##### Data

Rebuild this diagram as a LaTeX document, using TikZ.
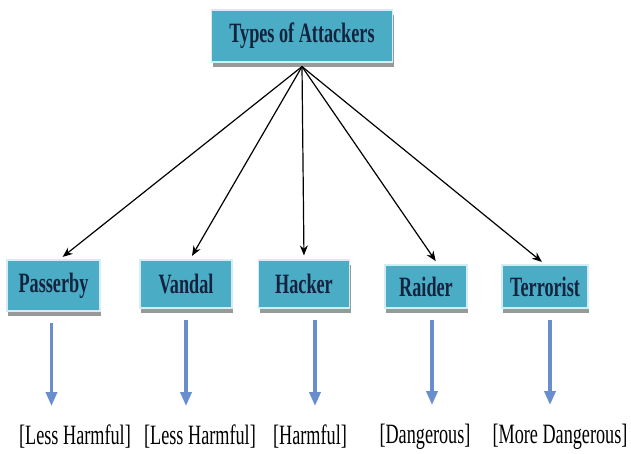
\documentclass[tikz,border=0pt]{standalone}
\usepackage{fontspec}
\setmainfont{Liberation Serif}
\newfontfamily\condfont[FakeStretch=0.65]{Liberation Serif}
\usetikzlibrary{shadows,arrows.meta}
\definecolor{boxblue}{RGB}{75,172,198}
\definecolor{boxedge}{RGB}{214,236,244}
\definecolor{boxtext}{RGB}{20,36,62}
\definecolor{downblue}{RGB}{104,142,206}
\tikzset{
  kind/.style={draw=boxedge, line width=1.2pt, fill=boxblue, text=boxtext,
    font=\condfont\bfseries\fontsize{28}{28}\selectfont, inner sep=0pt,
    drop shadow={shadow xshift=1pt, shadow yshift=-5pt, fill=gray!80, opacity=1}},
  harm/.style={font=\condfont\fontsize{28}{28}\selectfont, inner sep=0pt},
  link/.style={-{Stealth[length=10pt,width=8pt]}, line width=1.2pt, shorten >=4pt},
  down/.style={-{Triangle[length=14pt,width=11pt]}, line width=3.4pt, draw=downblue,
    shorten <=11pt, shorten >=19pt}
}
\begin{document}
\begin{tikzpicture}[x=1pt,y=1pt]
  \useasboundingbox (0,0) rectangle (631,454);
  % root
  \node[kind, minimum width=181pt, minimum height=52pt] (types) at (302,418) {Types of Attackers};
  \coordinate (hub) at ([yshift=-4pt]types.south);
  % attackers
  \node[kind, minimum width=93pt, minimum height=51pt] (passerby) at (53.5,168.5) {Passerby};
  \node[kind, minimum width=92pt, minimum height=48pt] (vandal) at (186,170) {Vandal};
  \node[kind, minimum width=91pt, minimum height=48pt] (hacker) at (304,170) {Hacker};
  \node[kind, minimum width=82pt, minimum height=43pt] (raider) at (426,167.5) {Raider};
  \node[kind, minimum width=86pt, minimum height=43pt] (terrorist) at (545,167.5) {Terrorist};
  % harm levels
  \node[harm] (lessa) at (75,17) {[Less Harmful]};
  \node[harm] (lessb) at (200,17) {[Less Harmful]};
  \node[harm] (harmful) at (310,17) {[Harmful]};
  \node[harm] (danger) at (425,17) {[Dangerous]};
  \node[harm] (moredanger) at (560,17) {[More Dangerous]};
  % arrows
  \draw[link] (hub) -- ([xshift=6pt]passerby.north);
  \draw[link] (hub) -- ([xshift=4pt]vandal.north);
  \draw[link] (hub) -- (hacker.north);
  \draw[link] (hub) -- ([xshift=12pt]raider.north);
  \draw[link] (hub) -- (terrorist.north);
  \draw[down] ([xshift=-2pt]passerby.south) -- ([xshift=-2pt]passerby.south |- lessa.north);
  \draw[down] (vandal.south) -- (vandal.south |- lessb.north);
  \draw[down] ([xshift=11pt]hacker.south) -- ([xshift=11pt]hacker.south |- harmful.north);
  \draw[down] ([xshift=6pt]raider.south) -- ([xshift=6pt]raider.south |- danger.north);
  \draw[down] ([xshift=5pt]terrorist.south) -- ([xshift=5pt]terrorist.south |- moredanger.north);
\end{tikzpicture}
\end{document}
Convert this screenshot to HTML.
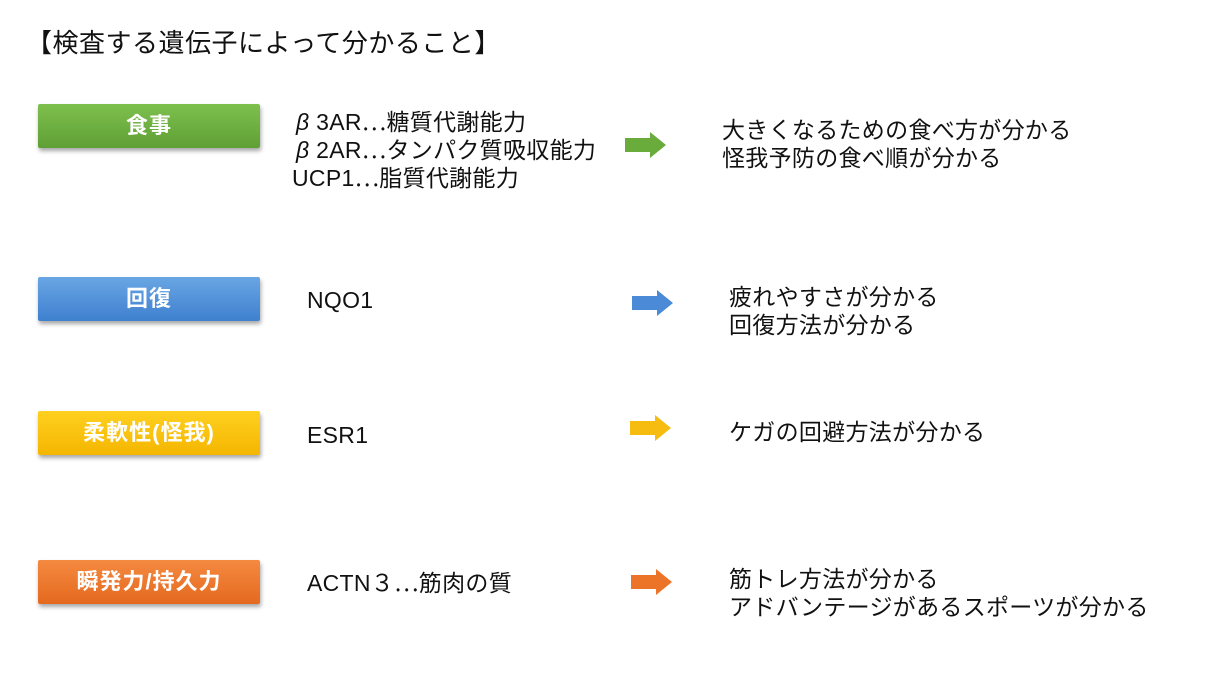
<!DOCTYPE html>
<html><head><meta charset="utf-8"><style>
body{margin:0;width:1218px;height:676px;background:#fff;position:relative;overflow:hidden;font-family:"Liberation Sans","Noto Sans CJK JP",sans-serif;color:#111}
.t{position:absolute;font-size:23px;line-height:28px;white-space:nowrap;letter-spacing:0.3px}
.e{font-family:"Noto Sans CJK JP",sans-serif}
.b{position:absolute;left:38px;width:222px;height:44px;color:#fff;font-weight:bold;font-size:22px;letter-spacing:1px;text-align:center;line-height:44px;box-shadow:1px 3px 4px rgba(0,0,0,.35);border-radius:2px}
svg{position:absolute}
</style></head><body>
<div class="t" style="left:26px;top:29px;font-size:26px;letter-spacing:0.5px">【検査する遺伝子によって分かること】</div>

<div class="b" style="top:104px;background:linear-gradient(#7ec04e,#5f9f35)">食事</div>
<div class="b" style="top:277px;background:linear-gradient(#69a6e4,#3f80cf)">回復</div>
<div class="b" style="top:411px;background:linear-gradient(#ffd020,#f4b600)">柔軟性(怪我)</div>
<div class="b" style="top:560px;background:linear-gradient(#f48a40,#e4691f)">瞬発力/持久力</div>

<div class="t" style="left:296px;top:106px"><i>β</i> 3AR<span class="e">…</span>糖質代謝能力</div>
<div class="t" style="left:296px;top:134px"><i>β</i> 2AR<span class="e">…</span>タンパク質吸収能力</div>
<div class="t" style="left:292px;top:162px">UCP1<span class="e">…</span>脂質代謝能力</div>
<div class="t" style="left:307px;top:286px">NQO1</div>
<div class="t" style="left:307px;top:421px">ESR1</div>
<div class="t" style="left:307px;top:567px">ACTN３<span class="e">…</span>筋肉の質</div>

<svg style="left:624px;top:130px" width="44" height="30"><polygon points="1,8 26,8 26,2 42,15 26,28 26,22 1,22" fill="#6aac3c"/></svg>
<svg style="left:631px;top:288px" width="44" height="30"><polygon points="1,8 26,8 26,2 42,15 26,28 26,22 1,22" fill="#4a8ad6"/></svg>
<svg style="left:629px;top:413px" width="44" height="30"><polygon points="1,8 26,8 26,2 42,15 26,28 26,22 1,22" fill="#f6bd10"/></svg>
<svg style="left:630px;top:567px" width="44" height="30"><polygon points="1,8 26,8 26,2 42,15 26,28 26,22 1,22" fill="#ec7428"/></svg>

<div class="t" style="left:722px;top:116px">大きくなるための食べ方が分かる</div>
<div class="t" style="left:722px;top:144px">怪我予防の食べ順が分かる</div>
<div class="t" style="left:729px;top:283px">疲れやすさが分かる</div>
<div class="t" style="left:729px;top:311px">回復方法が分かる</div>
<div class="t" style="left:729px;top:418px">ケガの回避方法が分かる</div>
<div class="t" style="left:729px;top:565px">筋トレ方法が分かる</div>
<div class="t" style="left:729px;top:593px">アドバンテージがあるスポーツが分かる</div>
</body></html>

##########

→ What the exercise asks:
Review the preceding data and report every line that includes the string "this".

→ Full response:
Rebuild this diagram as a LaTeX document, using TikZ.
Convert this screenshot to HTML.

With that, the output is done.